Das Buch war für bildende Künstler seit jeher ein Faszinosum. Ob als Gefäß, das Inhalte umschließt, als Objekt jenseits von Wort und Bedeutung, als hermetisches Medium, das mit bildnerischen Mitteln dekonstruiert werden kann oder als Malgrund, der mit ornamentalen Lettern und Figurationen bedeckt werden kann. Der vermeintlich fundamentale Widerspruch zwischen Bild und Text - das eine ästhetische Konfiguration, die auf einen Blick erfasst und entschlüsselt werden kann, das andere narrative Struktur, die sequentiell decodiert werden muss, um ihre Qualitäten auszuspielen - ist gleichzeitig eine Triebkraft in der wechselseitigen Befruchtung der beiden künstlerischen Ausdrucksformen. Die Kunst kann unter dem Einfluss des Buches / der Buchkultur eine erzählerische Dimension entwickeln, das Textkonvolut im Banne bildhafter Darstellungsformen eine ästhetische Dimension, die vielleicht eine ganz andere Geschichte erzählt, als die Buchstaben, die in ihm geborgen / verborgen sein mögen.
Books + Papers II setzt eine Ausstellung aus dem Jahr 2015 fort und zeigt mit einer anderen Künstlerliste neue Facetten im Verhältnis von Text und Bild, oder wenn man es strukturalistisch ausdrücken will, von Signifikant und Signifikat: Das Spektrum reicht von Arbeiten in der Tradition der konkreten Poesie bis zu Werken im Stil der Buchmalerei, die den Zauber des Archaischen verströmen.

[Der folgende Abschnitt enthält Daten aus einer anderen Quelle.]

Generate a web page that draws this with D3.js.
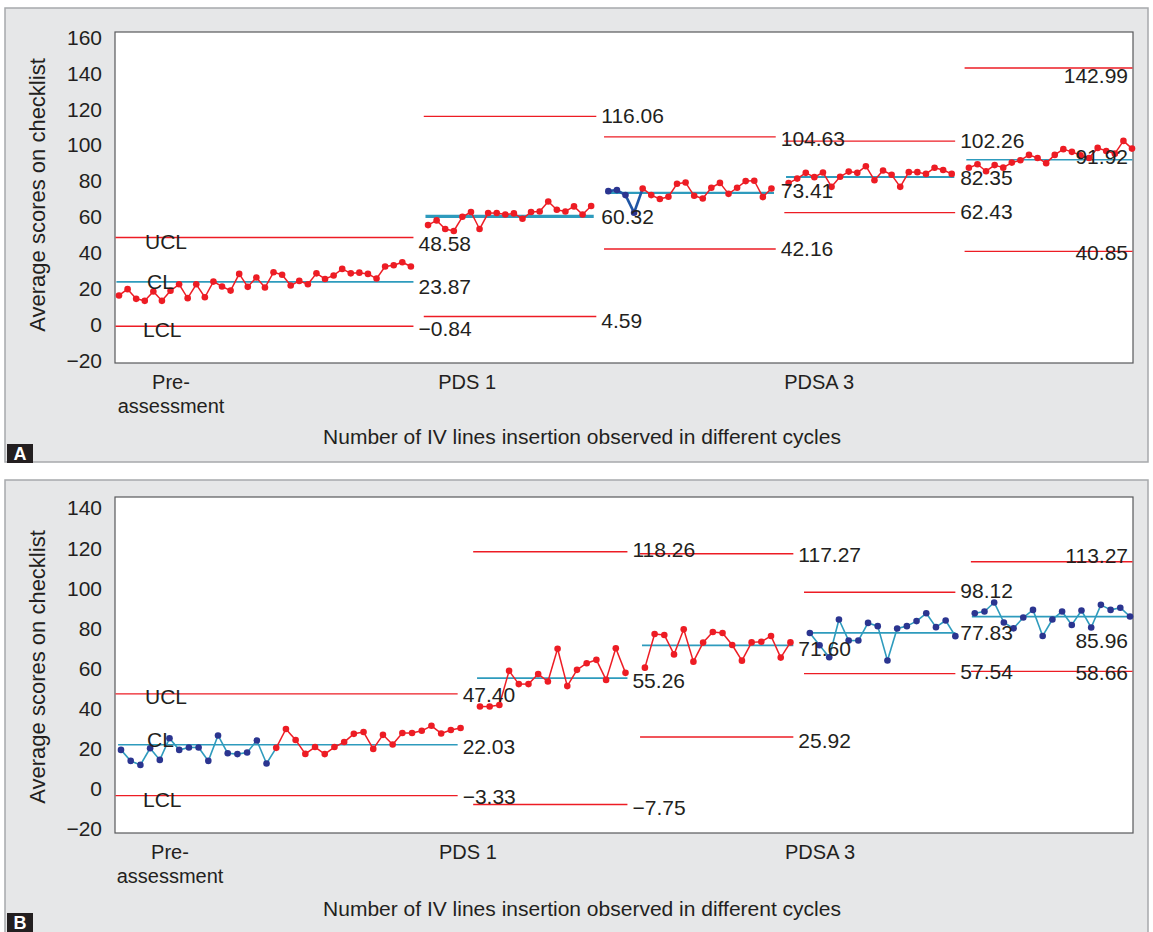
<!DOCTYPE html>
<html><head><meta charset="utf-8">
<script src="https://cdn.jsdelivr.net/npm/d3@7"></script>
<style>
body{margin:0;background:#fff;}
svg{display:block;}
text{font-family:"Liberation Sans",Arial,Helvetica,sans-serif;fill:#231f20;}
</style>
</head><body>
<svg id="chart" width="1153" height="932"></svg>
<script>
// ---------------- DATA ----------------
const yAxisTitle = "Average scores on checklist";
const xAxisTitle = "Number of IV lines insertion observed in different cycles";
const xTickLabels = [["Pre-", "assessment"], ["PDS 1"], ["PDSA 3"]];
const xTickIndexA = [6, 40.5, 81.5];
const xTickIndexB = [5, 35.7, 72];
const yTicksA = [-20, 0, 20, 40, 60, 80, 100, 120, 140, 160];
const yTicksB = [-20, 0, 20, 40, 60, 80, 100, 120, 140];
const limitNames = ["UCL", "CL", "LCL"];

// Panel A observations per cycle
const aSeg1 = [16.3,19.8,14.4,13.3,18.5,13.3,18.9,22.5,14.8,22.5,15.3,24.0,21.3,19.0,28.3,21.1,26.3,20.7,29.2,27.8,21.8,24.4,22.5,28.6,25.5,27.4,31.1,28.6,29.0,28.3,25.7,32.4,33.1,34.8,32.4];
const aSeg2 = [55.5,58.1,53.3,52.2,60.1,62.8,53.3,62.2,62.2,61.4,62.0,59.0,62.8,63.1,68.6,64.0,63.1,65.9,61.4,66.1];
const aSeg3 = [74.4,75.0,72.2,62.4,75.9,72.2,70.0,71.3,78.5,79.2,71.8,70.3,76.3,79.0,72.9,76.3,80.0,80.2,71.1,75.9];
const aSeg4 = [78.9,81.4,84.6,82.2,84.8,76.8,82.4,85.3,84.6,88.3,80.5,85.9,83.5,76.8,85.0,85.0,84.0,87.4,86.2,84.0];
const aSeg5 = [87.4,89.4,85.5,88.9,87.5,90.3,91.6,94.6,92.9,90.0,94.6,97.8,96.3,94.4,92.9,98.5,96.8,95.3,102.4,98.1];
const aStart = [0, 36, 57, 78, 99];
const aFlagged = [0, 0, 4, 0, 0];   // leading points plotted as blue
const aUCL = [48.58, 116.06, 104.63, 102.26, 142.99];
const aCL  = [23.87, 60.32, 73.41, 82.35, 91.92];
const aLCL = [-0.84, 4.59, 42.16, 62.43, 40.85];

// Panel B observations per cycle
const bSeg1 = [19.5,14.0,12.0,20.3,14.5,25.3,19.5,20.7,20.7,14.0,26.7,17.8,17.4,18.2,24.2,12.7,20.5,29.9,24.4,17.5,20.9,17.4,20.9,23.4,27.5,28.4,20.0,27.0,22.2,27.9,27.9,29.0,31.5,27.7,29.4,30.4];
const bSeg2 = [41.1,41.1,41.9,58.9,52.3,52.3,57.3,53.6,69.9,51.3,59.4,62.7,64.4,54.4,70.2,57.9];
const bSeg3 = [60.5,77.3,76.8,67.1,79.6,63.5,73.0,78.3,77.8,71.8,64.0,73.1,73.4,76.3,65.5,73.1];
const bSeg4 = [77.8,71.7,65.7,84.5,74.0,74.0,82.8,81.2,64.1,80.0,81.2,83.7,87.6,80.7,84.0,76.2];
const bSeg5 = [87.6,88.5,93.0,83.0,80.1,85.5,89.3,76.3,84.5,88.5,81.8,89.0,80.5,91.8,89.3,90.4,86.0];
const bStart = [0, 37, 54, 71, 88];
const bFlagged = [16, 0, 0, 16, 17];
const bUCL = [47.40, 118.26, 117.27, 98.12, 113.27];
const bCL  = [22.03, 55.26, 71.60, 77.83, 85.96];
const bLCL = [-3.33, -7.75, 25.92, 57.54, 58.66];

// ---------------- LAYOUT / STYLE ----------------
const RED = "#ed1c24", TEAL = "#2e9bbd", NAVY = "#2b3590", DBLUE = "#1f55a5";
const svg = d3.select("#chart");
const fmt = v => (v < 0 ? "\u2212" + d3.format(".2f")(-v) : d3.format(".2f")(v));
const fmtTick = v => (v < 0 ? "\u2212" + (-v) : String(v));

const panels = [
  {
    letter: "A", box: [5, 8, 1143, 454], plot: [115, 32, 1133, 363], badgeY: 444,
    x: d3.scaleLinear().domain([0, 118]).range([119, 1132]),
    y: d3.scaleLinear().domain([-20, 160]).range([360.6, 37.5]),
    yTicks: yTicksA, xTicks: xTickIndexA,
    segs: [aSeg1, aSeg2, aSeg3, aSeg4, aSeg5], start: aStart, flagged: aFlagged,
    ucl: aUCL, cl: aCL, lcl: aLCL, flagLine: DBLUE, flagLineW: 2.6,
    thickCL: [1.6, 3.2, 2.2, 2, 1.6],
    padL: [0.5, 0.5, 0.5, 0.5, 0.5], padR: [0.3, 0.6, 0.5, 0.4, 0.5],
    dy: [[6, 5, 2], [-1, 0, 4], [2, -2, 0], [0, 1, -1], [8, -3, 1]],
    nameDy: [4, 0, 3],
    titleY: 437, tickY: 389, yTitleC: 195
  },
  {
    letter: "B", box: [5, 480, 1143, 470], plot: [115, 497, 1133, 833], badgeY: 913,
    x: d3.scaleLinear().domain([0, 104]).range([121, 1130]),
    y: d3.scaleLinear().domain([-20, 140]).range([829.1, 508.2]),
    yTicks: yTicksB, xTicks: xTickIndexB,
    segs: [bSeg1, bSeg2, bSeg3, bSeg4, bSeg5], start: bStart, flagged: bFlagged,
    ucl: bUCL, cl: bCL, lcl: bLCL, flagLine: TEAL, flagLineW: 1.6,
    thickCL: [1.6, 1.6, 1.6, 1.6, 1.6],
    padL: [0.6, 0.7, 0.5, 0.6, 0.4], padR: [-0.3, 0.2, 0.3, 0.0, 0.5],
    dy: [[1, 2, 1], [-2, 2, 3], [1, 3, 4], [-2, 0, -2], [-6, 24, 1]],
    nameDy: [3, -5, 4],
    titleY: 909, tickY: 859, yTitleC: 667
  }
];

panels.forEach(p => {
  const g = svg.append("g");
  const [bx, by, bw, bh] = p.box;
  g.append("rect").attr("x", bx).attr("y", by).attr("width", bw).attr("height", bh)
    .attr("fill", "#e6e7e8").attr("stroke", "#a7a9ac").attr("stroke-width", 1.5);
  const [pl, pt, pr, pb] = p.plot;
  g.append("rect").attr("x", pl).attr("y", pt).attr("width", pr - pl).attr("height", pb - pt)
    .attr("fill", "#fff").attr("stroke", "#58595b").attr("stroke-width", 1.2);

  // letter badge
  g.append("rect").attr("x", 7).attr("y", p.badgeY).attr("width", 26).attr("height", 19).attr("fill", "#231f20");
  g.append("text").attr("x", 20).attr("y", p.badgeY + 16).attr("text-anchor", "middle")
    .style("fill", "#fff").style("font-weight", "bold").style("font-size", "18px").text(p.letter);

  // y axis
  const yAxis = d3.axisLeft(p.y).tickValues(p.yTicks).tickSize(0).tickPadding(13).tickFormat(fmtTick);
  const ya = g.append("g").attr("transform", `translate(${pl},0)`).call(yAxis);
  ya.select(".domain").remove();
  ya.selectAll("text").style("font-size", "21px").style("font-family", '"Liberation Sans",Arial,sans-serif').attr("fill", "#231f20");

  // x axis tick labels
  const xAxis = d3.axisBottom(p.x).tickValues(p.xTicks).tickSize(0).tickFormat("");
  const xa = g.append("g").attr("transform", `translate(0,${pb})`).call(xAxis);
  xa.select(".domain").remove();
  xa.selectAll(".tick").each(function(d, i) {
    const t = d3.select(this).append("text").attr("y", p.tickY - pb).attr("text-anchor", "middle")
      .style("font-size", "20px").attr("fill", "#231f20");
    xTickLabels[i].forEach((line, k) => {
      t.append("tspan").attr("x", 0).attr("dy", k === 0 ? 0 : 24).text(line);
    });
  });

  // titles
  g.append("text").attr("transform", `translate(37,${p.yTitleC}) rotate(-90)`)
    .attr("text-anchor", "middle").attr("dy", "0.35em").style("font-size", "22px").text(yAxisTitle);
  g.append("text").attr("x", 582).attr("y", p.titleY).attr("text-anchor", "middle").attr("dy", "0.35em")
    .style("font-size", "21px").text(xAxisTitle);

  const clampX = v => Math.max(pl + 0.5, Math.min(pr - 0.5, v));

  // control lines
  p.segs.forEach((vals, s) => {
    const i0 = p.start[s], i1 = i0 + vals.length - 1;
    const limits = [p.ucl[s], p.cl[s], p.lcl[s]];
    limits.forEach((lv, k) => {
      const pl0 = k === 1 ? Math.min(p.padL[s], 0.3) : p.padL[s];
      const pr0 = k === 1 ? Math.min(p.padR[s], 0.3) : p.padR[s];
      g.append("line")
        .attr("x1", clampX(p.x(i0 - pl0))).attr("x2", clampX(p.x(i1 + pr0)))
        .attr("y1", p.y(lv)).attr("y2", p.y(lv))
        .attr("stroke", k === 1 ? TEAL : RED)
        .attr("stroke-width", k === 1 ? p.thickCL[s] : 1.4);
    });
  });

  // data lines and points
  p.segs.forEach((vals, s) => {
    const i0 = p.start[s];
    const pts = vals.map((v, j) => ({ x: p.x(i0 + j), y: p.y(v), flag: j < p.flagged[s] }));
    for (let j = 0; j < pts.length - 1; j++) {
      g.append("line").attr("x1", pts[j].x).attr("y1", pts[j].y).attr("x2", pts[j + 1].x).attr("y2", pts[j + 1].y)
        .attr("stroke", pts[j].flag ? p.flagLine : RED)
        .attr("stroke-width", pts[j].flag ? p.flagLineW : 1.5);
    }
    g.selectAll(null).data(pts).enter().append("circle")
      .attr("cx", d => d.x).attr("cy", d => d.y).attr("r", 3.3)
      .attr("fill", d => d.flag ? NAVY : RED);
  });

  // value labels
  p.segs.forEach((vals, s) => {
    const i0 = p.start[s], i1 = i0 + vals.length - 1;
    const limits = [p.ucl[s], p.cl[s], p.lcl[s]];
    const last = s === p.segs.length - 1;
    limits.forEach((lv, k) => {
      g.append("text")
        .attr("x", last ? pr - 5 : p.x(i1 + p.padR[s]) + 5)
        .attr("y", p.y(lv) + p.dy[s][k]).attr("dy", "0.35em")
        .attr("text-anchor", last ? "end" : "start")
        .style("font-size", "21px").text(fmt(lv));
    });
  });
  // names on first segment
  [p.ucl[0], p.cl[0], p.lcl[0]].forEach((lv, k) => {
    g.append("text").attr("x", 145 + (k === 1 ? 2 : (k === 2 ? -2 : 0)))
      .attr("y", p.y(lv) + p.nameDy[k]).attr("dy", "0.35em")
      .style("font-size", "21px").text(limitNames[k]);
  });
});
</script>
</body></html>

Dann gibt es Artefakte, die mit zeichnerischen Mitteln die Rolle der Fotografie als Dokumentationsinstrument thematisieren und klassische Öl-auf-Leinwand-Malerei, die Last und Lust der Bibliophilie aufgreift.
Books and Papers: In diesem Spannungsfeld spielt eine Dialektik der Welterfassung und gleichzeitig der Weltverlorenheit: Die ästhetische Appropriation des bedeutungstragenden Artefakts spielt auf verschiedenen Klaviaturen, die eine visuelle Polyphonie mit gelegentlichen Dissonanzen erzeugen. BOOKS + PAPERS || mischt Ironie und strenge Konzeptualität, klassizistische Erhabenheit und anakreontisches Spiel, sublime Überhöhung und dann wiederum grotesken Formzerfall. Im durchaus konfliktreichen Zusammenspiel und auch im ästhetischen Widerspruch, in der Aktivierung unterschiedlicher zerebraler Areale und im sinn- und begriffslosen Staunen und Schaudern entfalten sich die Potentiale existentieller Teleologien, die auf das Absolute zielen und im Verfehlen das Maß des Menschlichen begründen. "Lesen heißt durch fremde Hand träumen" schrieb einst der portugiesische Schriftsteller Fernando Pessoa. Man könnte die Formulierung auch umdrehen: In der Betrachtung von Kunst träumen, heißt durch fremde Hand lesen.